> [Written request] Produce a word-for-word copy of the listing below without its pictures.
* Start *
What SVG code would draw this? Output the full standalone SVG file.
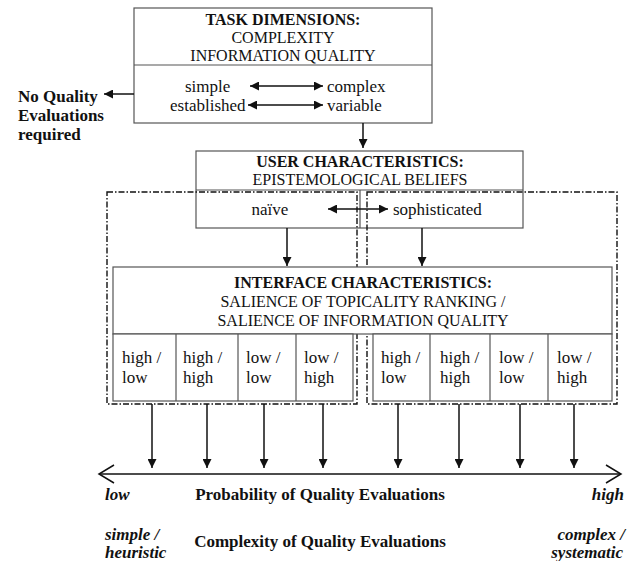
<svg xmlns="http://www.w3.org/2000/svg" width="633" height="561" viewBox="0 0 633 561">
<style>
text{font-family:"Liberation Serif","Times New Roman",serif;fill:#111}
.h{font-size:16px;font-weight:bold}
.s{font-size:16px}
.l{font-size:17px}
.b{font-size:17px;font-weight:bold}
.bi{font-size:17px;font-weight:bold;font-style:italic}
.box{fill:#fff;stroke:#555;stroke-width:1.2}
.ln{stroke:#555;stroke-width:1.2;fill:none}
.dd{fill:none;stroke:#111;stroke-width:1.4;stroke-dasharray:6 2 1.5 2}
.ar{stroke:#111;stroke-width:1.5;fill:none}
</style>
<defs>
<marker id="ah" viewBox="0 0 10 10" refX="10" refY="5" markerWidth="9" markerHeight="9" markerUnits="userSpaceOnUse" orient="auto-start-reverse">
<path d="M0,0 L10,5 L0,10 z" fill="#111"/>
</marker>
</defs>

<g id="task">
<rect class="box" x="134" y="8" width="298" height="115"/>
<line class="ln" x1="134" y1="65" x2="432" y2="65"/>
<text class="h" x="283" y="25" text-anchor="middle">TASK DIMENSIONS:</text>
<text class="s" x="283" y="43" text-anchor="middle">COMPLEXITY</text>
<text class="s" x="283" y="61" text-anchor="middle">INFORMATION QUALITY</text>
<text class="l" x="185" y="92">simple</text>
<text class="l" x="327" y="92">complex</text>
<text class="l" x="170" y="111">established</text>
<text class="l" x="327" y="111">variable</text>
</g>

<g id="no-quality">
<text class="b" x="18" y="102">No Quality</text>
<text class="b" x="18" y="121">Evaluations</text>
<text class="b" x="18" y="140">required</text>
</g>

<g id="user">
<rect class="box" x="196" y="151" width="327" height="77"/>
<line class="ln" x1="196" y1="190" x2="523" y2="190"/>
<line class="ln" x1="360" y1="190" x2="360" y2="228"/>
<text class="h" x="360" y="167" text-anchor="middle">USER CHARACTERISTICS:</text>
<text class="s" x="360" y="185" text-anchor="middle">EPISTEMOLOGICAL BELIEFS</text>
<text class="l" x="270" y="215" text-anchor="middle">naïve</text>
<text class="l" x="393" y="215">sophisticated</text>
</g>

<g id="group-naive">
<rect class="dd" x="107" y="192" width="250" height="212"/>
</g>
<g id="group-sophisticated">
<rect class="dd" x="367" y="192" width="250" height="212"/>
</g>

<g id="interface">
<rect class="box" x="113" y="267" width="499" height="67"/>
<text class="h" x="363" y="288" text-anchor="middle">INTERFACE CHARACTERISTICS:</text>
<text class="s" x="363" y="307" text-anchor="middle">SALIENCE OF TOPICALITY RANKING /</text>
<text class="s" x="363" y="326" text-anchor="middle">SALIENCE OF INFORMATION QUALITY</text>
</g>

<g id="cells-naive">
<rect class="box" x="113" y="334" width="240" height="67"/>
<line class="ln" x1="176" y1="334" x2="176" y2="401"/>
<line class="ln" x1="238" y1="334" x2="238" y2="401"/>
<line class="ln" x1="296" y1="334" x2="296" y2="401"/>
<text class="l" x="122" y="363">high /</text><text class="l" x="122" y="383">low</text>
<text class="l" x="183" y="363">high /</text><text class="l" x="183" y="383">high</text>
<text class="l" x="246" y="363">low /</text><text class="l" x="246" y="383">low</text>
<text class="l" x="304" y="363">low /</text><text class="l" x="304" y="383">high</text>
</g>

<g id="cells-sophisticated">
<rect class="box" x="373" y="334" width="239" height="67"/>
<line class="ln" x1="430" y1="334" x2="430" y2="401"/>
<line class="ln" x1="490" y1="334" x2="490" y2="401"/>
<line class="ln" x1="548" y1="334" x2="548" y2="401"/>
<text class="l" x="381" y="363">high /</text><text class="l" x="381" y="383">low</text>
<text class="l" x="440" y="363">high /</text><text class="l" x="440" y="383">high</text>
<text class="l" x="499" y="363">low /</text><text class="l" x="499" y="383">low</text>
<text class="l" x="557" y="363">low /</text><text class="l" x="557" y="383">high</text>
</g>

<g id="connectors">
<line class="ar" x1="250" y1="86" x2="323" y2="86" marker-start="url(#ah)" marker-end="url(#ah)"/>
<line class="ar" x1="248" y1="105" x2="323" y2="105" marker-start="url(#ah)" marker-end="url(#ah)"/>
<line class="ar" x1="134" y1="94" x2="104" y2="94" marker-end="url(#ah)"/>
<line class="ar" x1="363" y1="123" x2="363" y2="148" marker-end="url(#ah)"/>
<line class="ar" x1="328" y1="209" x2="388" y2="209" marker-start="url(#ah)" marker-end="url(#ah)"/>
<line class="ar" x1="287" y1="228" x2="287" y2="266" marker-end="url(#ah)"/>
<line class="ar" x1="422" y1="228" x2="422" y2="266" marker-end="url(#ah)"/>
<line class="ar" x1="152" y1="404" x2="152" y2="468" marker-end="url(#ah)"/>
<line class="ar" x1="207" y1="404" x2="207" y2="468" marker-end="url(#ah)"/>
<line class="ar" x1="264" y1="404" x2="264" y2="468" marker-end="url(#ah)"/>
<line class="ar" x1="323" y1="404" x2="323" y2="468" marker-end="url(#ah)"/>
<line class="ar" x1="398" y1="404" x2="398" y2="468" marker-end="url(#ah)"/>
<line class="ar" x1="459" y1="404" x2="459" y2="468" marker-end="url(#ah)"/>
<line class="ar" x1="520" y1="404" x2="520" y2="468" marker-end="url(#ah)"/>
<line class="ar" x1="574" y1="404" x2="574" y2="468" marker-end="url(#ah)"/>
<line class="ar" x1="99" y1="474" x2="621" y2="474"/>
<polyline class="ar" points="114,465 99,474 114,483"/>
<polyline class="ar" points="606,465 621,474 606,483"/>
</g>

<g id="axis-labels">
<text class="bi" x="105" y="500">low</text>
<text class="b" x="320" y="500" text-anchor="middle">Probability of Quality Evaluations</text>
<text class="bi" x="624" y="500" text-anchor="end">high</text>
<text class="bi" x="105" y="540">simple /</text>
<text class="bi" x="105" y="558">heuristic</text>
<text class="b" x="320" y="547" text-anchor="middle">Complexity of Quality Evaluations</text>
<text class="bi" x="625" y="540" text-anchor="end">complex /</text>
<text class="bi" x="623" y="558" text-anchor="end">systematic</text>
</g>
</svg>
* End *
> [Reply]
What SVG code would draw this? Output the full standalone SVG file.
<svg xmlns="http://www.w3.org/2000/svg" width="633" height="561" viewBox="0 0 633 561">
<style>
text{font-family:"Liberation Serif","Times New Roman",serif;fill:#111}
.h{font-size:16px;font-weight:bold}
.s{font-size:16px}
.l{font-size:17px}
.b{font-size:17px;font-weight:bold}
.bi{font-size:17px;font-weight:bold;font-style:italic}
.box{fill:#fff;stroke:#555;stroke-width:1.2}
.ln{stroke:#555;stroke-width:1.2;fill:none}
.dd{fill:none;stroke:#111;stroke-width:1.4;stroke-dasharray:6 2 1.5 2}
.ar{stroke:#111;stroke-width:1.5;fill:none}
</style>
<defs>
<marker id="ah" viewBox="0 0 10 10" refX="10" refY="5" markerWidth="9" markerHeight="9" markerUnits="userSpaceOnUse" orient="auto-start-reverse">
<path d="M0,0 L10,5 L0,10 z" fill="#111"/>
</marker>
</defs>

<g id="task">
<rect class="box" x="134" y="8" width="298" height="115"/>
<line class="ln" x1="134" y1="65" x2="432" y2="65"/>
<text class="h" x="283" y="25" text-anchor="middle">TASK DIMENSIONS:</text>
<text class="s" x="283" y="43" text-anchor="middle">COMPLEXITY</text>
<text class="s" x="283" y="61" text-anchor="middle">INFORMATION QUALITY</text>
<text class="l" x="185" y="92">simple</text>
<text class="l" x="327" y="92">complex</text>
<text class="l" x="170" y="111">established</text>
<text class="l" x="327" y="111">variable</text>
</g>

<g id="no-quality">
<text class="b" x="18" y="102">No Quality</text>
<text class="b" x="18" y="121">Evaluations</text>
<text class="b" x="18" y="140">required</text>
</g>

<g id="user">
<rect class="box" x="196" y="151" width="327" height="77"/>
<line class="ln" x1="196" y1="190" x2="523" y2="190"/>
<line class="ln" x1="360" y1="190" x2="360" y2="228"/>
<text class="h" x="360" y="167" text-anchor="middle">USER CHARACTERISTICS:</text>
<text class="s" x="360" y="185" text-anchor="middle">EPISTEMOLOGICAL BELIEFS</text>
<text class="l" x="270" y="215" text-anchor="middle">naïve</text>
<text class="l" x="393" y="215">sophisticated</text>
</g>

<g id="group-naive">
<rect class="dd" x="107" y="192" width="250" height="212"/>
</g>
<g id="group-sophisticated">
<rect class="dd" x="367" y="192" width="250" height="212"/>
</g>

<g id="interface">
<rect class="box" x="113" y="267" width="499" height="67"/>
<text class="h" x="363" y="288" text-anchor="middle">INTERFACE CHARACTERISTICS:</text>
<text class="s" x="363" y="307" text-anchor="middle">SALIENCE OF TOPICALITY RANKING /</text>
<text class="s" x="363" y="326" text-anchor="middle">SALIENCE OF INFORMATION QUALITY</text>
</g>

<g id="cells-naive">
<rect class="box" x="113" y="334" width="240" height="67"/>
<line class="ln" x1="176" y1="334" x2="176" y2="401"/>
<line class="ln" x1="238" y1="334" x2="238" y2="401"/>
<line class="ln" x1="296" y1="334" x2="296" y2="401"/>
<text class="l" x="122" y="363">high /</text><text class="l" x="122" y="383">low</text>
<text class="l" x="183" y="363">high /</text><text class="l" x="183" y="383">high</text>
<text class="l" x="246" y="363">low /</text><text class="l" x="246" y="383">low</text>
<text class="l" x="304" y="363">low /</text><text class="l" x="304" y="383">high</text>
</g>

<g id="cells-sophisticated">
<rect class="box" x="373" y="334" width="239" height="67"/>
<line class="ln" x1="430" y1="334" x2="430" y2="401"/>
<line class="ln" x1="490" y1="334" x2="490" y2="401"/>
<line class="ln" x1="548" y1="334" x2="548" y2="401"/>
<text class="l" x="381" y="363">high /</text><text class="l" x="381" y="383">low</text>
<text class="l" x="440" y="363">high /</text><text class="l" x="440" y="383">high</text>
<text class="l" x="499" y="363">low /</text><text class="l" x="499" y="383">low</text>
<text class="l" x="557" y="363">low /</text><text class="l" x="557" y="383">high</text>
</g>

<g id="connectors">
<line class="ar" x1="250" y1="86" x2="323" y2="86" marker-start="url(#ah)" marker-end="url(#ah)"/>
<line class="ar" x1="248" y1="105" x2="323" y2="105" marker-start="url(#ah)" marker-end="url(#ah)"/>
<line class="ar" x1="134" y1="94" x2="104" y2="94" marker-end="url(#ah)"/>
<line class="ar" x1="363" y1="123" x2="363" y2="148" marker-end="url(#ah)"/>
<line class="ar" x1="328" y1="209" x2="388" y2="209" marker-start="url(#ah)" marker-end="url(#ah)"/>
<line class="ar" x1="287" y1="228" x2="287" y2="266" marker-end="url(#ah)"/>
<line class="ar" x1="422" y1="228" x2="422" y2="266" marker-end="url(#ah)"/>
<line class="ar" x1="152" y1="404" x2="152" y2="468" marker-end="url(#ah)"/>
<line class="ar" x1="207" y1="404" x2="207" y2="468" marker-end="url(#ah)"/>
<line class="ar" x1="264" y1="404" x2="264" y2="468" marker-end="url(#ah)"/>
<line class="ar" x1="323" y1="404" x2="323" y2="468" marker-end="url(#ah)"/>
<line class="ar" x1="398" y1="404" x2="398" y2="468" marker-end="url(#ah)"/>
<line class="ar" x1="459" y1="404" x2="459" y2="468" marker-end="url(#ah)"/>
<line class="ar" x1="520" y1="404" x2="520" y2="468" marker-end="url(#ah)"/>
<line class="ar" x1="574" y1="404" x2="574" y2="468" marker-end="url(#ah)"/>
<line class="ar" x1="99" y1="474" x2="621" y2="474"/>
<polyline class="ar" points="114,465 99,474 114,483"/>
<polyline class="ar" points="606,465 621,474 606,483"/>
</g>

<g id="axis-labels">
<text class="bi" x="105" y="500">low</text>
<text class="b" x="320" y="500" text-anchor="middle">Probability of Quality Evaluations</text>
<text class="bi" x="624" y="500" text-anchor="end">high</text>
<text class="bi" x="105" y="540">simple /</text>
<text class="bi" x="105" y="558">heuristic</text>
<text class="b" x="320" y="547" text-anchor="middle">Complexity of Quality Evaluations</text>
<text class="bi" x="625" y="540" text-anchor="end">complex /</text>
<text class="bi" x="623" y="558" text-anchor="end">systematic</text>
</g>
</svg>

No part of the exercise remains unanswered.